Task description: For this exercise, return only the lines from the line containing "Clone this chart in D3.js." through the line containing "const fs = 13.8;", both ends included, exactly as they are.

Supplied entries:
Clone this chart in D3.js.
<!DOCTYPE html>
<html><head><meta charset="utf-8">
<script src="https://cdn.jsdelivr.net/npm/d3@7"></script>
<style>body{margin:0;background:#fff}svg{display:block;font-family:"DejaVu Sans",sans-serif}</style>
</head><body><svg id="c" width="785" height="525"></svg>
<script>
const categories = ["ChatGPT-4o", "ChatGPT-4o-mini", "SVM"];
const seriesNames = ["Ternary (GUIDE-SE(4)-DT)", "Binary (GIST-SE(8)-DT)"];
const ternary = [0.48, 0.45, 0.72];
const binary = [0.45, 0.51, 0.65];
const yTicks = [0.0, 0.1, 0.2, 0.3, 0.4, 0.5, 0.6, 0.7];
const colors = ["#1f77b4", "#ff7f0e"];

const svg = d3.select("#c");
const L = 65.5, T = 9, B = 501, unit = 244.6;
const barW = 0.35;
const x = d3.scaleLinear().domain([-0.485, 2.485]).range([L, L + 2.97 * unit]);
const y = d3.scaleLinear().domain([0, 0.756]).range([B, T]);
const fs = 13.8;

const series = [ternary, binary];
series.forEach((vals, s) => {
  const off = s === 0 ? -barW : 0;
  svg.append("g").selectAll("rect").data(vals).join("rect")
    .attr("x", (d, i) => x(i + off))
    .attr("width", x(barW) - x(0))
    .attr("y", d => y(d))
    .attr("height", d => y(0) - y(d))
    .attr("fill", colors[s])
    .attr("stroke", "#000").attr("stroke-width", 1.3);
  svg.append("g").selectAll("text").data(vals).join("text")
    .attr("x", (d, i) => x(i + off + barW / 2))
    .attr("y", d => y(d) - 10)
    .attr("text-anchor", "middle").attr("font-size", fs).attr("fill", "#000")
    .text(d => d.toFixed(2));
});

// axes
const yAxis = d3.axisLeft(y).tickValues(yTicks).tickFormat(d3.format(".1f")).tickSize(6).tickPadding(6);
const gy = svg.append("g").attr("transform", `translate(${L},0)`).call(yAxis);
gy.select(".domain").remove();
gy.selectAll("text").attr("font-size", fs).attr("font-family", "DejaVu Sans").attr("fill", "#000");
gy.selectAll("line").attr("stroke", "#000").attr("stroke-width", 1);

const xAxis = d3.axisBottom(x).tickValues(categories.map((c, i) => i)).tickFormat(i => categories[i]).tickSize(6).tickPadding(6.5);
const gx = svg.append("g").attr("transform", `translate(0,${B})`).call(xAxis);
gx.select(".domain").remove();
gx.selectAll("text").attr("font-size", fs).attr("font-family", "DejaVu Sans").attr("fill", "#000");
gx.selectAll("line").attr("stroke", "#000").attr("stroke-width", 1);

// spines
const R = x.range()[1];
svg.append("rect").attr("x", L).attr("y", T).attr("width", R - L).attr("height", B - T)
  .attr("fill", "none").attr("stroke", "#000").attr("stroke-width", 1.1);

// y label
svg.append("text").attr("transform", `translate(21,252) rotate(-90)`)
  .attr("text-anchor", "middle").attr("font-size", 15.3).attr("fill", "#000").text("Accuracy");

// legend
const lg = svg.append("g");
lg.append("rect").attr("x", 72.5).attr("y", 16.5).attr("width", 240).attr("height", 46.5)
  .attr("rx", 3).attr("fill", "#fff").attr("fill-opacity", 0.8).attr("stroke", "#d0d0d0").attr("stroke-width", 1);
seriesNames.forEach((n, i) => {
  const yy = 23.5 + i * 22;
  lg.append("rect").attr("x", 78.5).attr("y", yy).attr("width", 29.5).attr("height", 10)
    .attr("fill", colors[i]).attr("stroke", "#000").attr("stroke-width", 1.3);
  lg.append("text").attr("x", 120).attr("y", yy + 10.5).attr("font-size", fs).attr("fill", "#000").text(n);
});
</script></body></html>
==
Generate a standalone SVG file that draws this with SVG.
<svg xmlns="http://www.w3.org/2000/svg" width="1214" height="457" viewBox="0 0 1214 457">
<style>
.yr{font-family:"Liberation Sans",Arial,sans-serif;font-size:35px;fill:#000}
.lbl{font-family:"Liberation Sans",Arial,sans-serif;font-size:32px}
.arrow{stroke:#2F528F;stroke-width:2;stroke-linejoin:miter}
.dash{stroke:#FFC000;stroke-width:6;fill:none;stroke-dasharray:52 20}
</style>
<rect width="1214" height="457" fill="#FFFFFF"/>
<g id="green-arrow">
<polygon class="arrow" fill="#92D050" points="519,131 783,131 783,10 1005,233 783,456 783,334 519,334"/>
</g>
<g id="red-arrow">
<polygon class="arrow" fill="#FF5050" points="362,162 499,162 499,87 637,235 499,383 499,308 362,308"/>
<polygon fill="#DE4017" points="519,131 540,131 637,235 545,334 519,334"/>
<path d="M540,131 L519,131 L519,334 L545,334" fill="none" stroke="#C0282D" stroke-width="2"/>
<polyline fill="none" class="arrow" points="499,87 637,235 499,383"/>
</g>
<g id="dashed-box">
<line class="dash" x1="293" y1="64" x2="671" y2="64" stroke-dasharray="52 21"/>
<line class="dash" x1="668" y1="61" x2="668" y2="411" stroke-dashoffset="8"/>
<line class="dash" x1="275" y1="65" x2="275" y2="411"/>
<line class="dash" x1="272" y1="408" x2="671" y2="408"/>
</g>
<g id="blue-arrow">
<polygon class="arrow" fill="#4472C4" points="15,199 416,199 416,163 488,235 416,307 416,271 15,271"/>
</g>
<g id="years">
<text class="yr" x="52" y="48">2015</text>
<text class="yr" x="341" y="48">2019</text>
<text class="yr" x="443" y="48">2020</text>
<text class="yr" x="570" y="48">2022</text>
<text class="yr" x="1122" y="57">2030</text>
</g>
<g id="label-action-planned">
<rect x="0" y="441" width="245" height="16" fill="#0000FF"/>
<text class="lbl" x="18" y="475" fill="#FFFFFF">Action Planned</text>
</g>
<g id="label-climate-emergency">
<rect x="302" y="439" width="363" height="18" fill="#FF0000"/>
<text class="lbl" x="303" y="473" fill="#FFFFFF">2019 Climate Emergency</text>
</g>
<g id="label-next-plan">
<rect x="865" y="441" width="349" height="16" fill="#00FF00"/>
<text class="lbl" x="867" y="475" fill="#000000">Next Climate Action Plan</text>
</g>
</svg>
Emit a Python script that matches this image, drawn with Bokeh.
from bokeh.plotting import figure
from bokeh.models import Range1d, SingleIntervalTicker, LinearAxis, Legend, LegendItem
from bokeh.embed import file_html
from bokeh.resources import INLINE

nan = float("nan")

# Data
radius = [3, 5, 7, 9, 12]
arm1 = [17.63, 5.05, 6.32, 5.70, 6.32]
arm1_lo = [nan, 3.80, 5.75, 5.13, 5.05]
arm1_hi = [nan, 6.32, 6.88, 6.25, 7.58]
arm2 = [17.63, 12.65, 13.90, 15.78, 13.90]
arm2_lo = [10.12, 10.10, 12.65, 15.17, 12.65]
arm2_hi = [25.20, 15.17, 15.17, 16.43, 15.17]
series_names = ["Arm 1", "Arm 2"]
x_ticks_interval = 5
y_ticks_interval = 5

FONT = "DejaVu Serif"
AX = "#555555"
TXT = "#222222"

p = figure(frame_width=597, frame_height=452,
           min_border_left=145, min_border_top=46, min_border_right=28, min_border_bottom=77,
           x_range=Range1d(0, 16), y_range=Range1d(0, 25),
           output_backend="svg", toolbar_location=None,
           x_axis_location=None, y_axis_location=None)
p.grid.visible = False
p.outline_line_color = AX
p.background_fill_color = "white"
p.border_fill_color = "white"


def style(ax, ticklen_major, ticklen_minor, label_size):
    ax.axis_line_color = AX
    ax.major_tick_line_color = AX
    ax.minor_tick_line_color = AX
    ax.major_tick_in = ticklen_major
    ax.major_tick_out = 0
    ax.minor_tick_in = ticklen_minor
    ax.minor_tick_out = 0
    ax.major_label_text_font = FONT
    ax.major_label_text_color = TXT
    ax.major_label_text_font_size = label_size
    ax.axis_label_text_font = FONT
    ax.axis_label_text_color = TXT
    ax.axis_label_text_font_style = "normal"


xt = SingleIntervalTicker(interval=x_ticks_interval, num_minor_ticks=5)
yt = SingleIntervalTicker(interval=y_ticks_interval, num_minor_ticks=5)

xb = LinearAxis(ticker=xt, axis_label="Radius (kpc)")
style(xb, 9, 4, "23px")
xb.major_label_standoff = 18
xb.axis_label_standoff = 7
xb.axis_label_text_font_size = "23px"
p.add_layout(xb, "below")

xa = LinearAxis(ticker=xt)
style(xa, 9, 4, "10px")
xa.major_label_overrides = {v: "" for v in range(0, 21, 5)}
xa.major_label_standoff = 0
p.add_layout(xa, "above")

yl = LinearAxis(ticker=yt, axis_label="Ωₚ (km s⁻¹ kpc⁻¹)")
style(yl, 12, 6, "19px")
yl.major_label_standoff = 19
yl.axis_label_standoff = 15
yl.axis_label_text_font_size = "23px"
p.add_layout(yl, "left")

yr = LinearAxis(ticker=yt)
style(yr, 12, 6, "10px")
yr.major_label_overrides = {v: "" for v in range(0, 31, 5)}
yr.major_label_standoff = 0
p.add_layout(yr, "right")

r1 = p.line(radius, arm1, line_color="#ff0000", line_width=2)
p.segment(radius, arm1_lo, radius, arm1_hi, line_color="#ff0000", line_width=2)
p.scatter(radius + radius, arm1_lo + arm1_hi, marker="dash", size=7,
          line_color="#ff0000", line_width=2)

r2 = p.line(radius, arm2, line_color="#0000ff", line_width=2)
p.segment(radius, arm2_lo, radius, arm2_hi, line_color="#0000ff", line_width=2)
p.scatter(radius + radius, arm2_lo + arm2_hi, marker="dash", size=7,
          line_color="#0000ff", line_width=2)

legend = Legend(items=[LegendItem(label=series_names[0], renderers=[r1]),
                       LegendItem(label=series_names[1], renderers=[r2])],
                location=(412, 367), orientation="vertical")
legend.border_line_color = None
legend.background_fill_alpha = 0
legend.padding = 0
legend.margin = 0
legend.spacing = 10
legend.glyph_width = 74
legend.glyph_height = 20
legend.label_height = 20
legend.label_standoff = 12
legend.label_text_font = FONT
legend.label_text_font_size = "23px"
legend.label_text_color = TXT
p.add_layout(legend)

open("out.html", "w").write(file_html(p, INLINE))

Response to the exercise:
Clone this chart in D3.js.
<!DOCTYPE html>
<html><head><meta charset="utf-8">
<script src="https://cdn.jsdelivr.net/npm/d3@7"></script>
<style>body{margin:0;background:#fff}svg{display:block;font-family:"DejaVu Sans",sans-serif}</style>
</head><body><svg id="c" width="785" height="525"></svg>
<script>
const categories = ["ChatGPT-4o", "ChatGPT-4o-mini", "SVM"];
const seriesNames = ["Ternary (GUIDE-SE(4)-DT)", "Binary (GIST-SE(8)-DT)"];
const ternary = [0.48, 0.45, 0.72];
const binary = [0.45, 0.51, 0.65];
const yTicks = [0.0, 0.1, 0.2, 0.3, 0.4, 0.5, 0.6, 0.7];
const colors = ["#1f77b4", "#ff7f0e"];

const svg = d3.select("#c");
const L = 65.5, T = 9, B = 501, unit = 244.6;
const barW = 0.35;
const x = d3.scaleLinear().domain([-0.485, 2.485]).range([L, L + 2.97 * unit]);
const y = d3.scaleLinear().domain([0, 0.756]).range([B, T]);
const fs = 13.8;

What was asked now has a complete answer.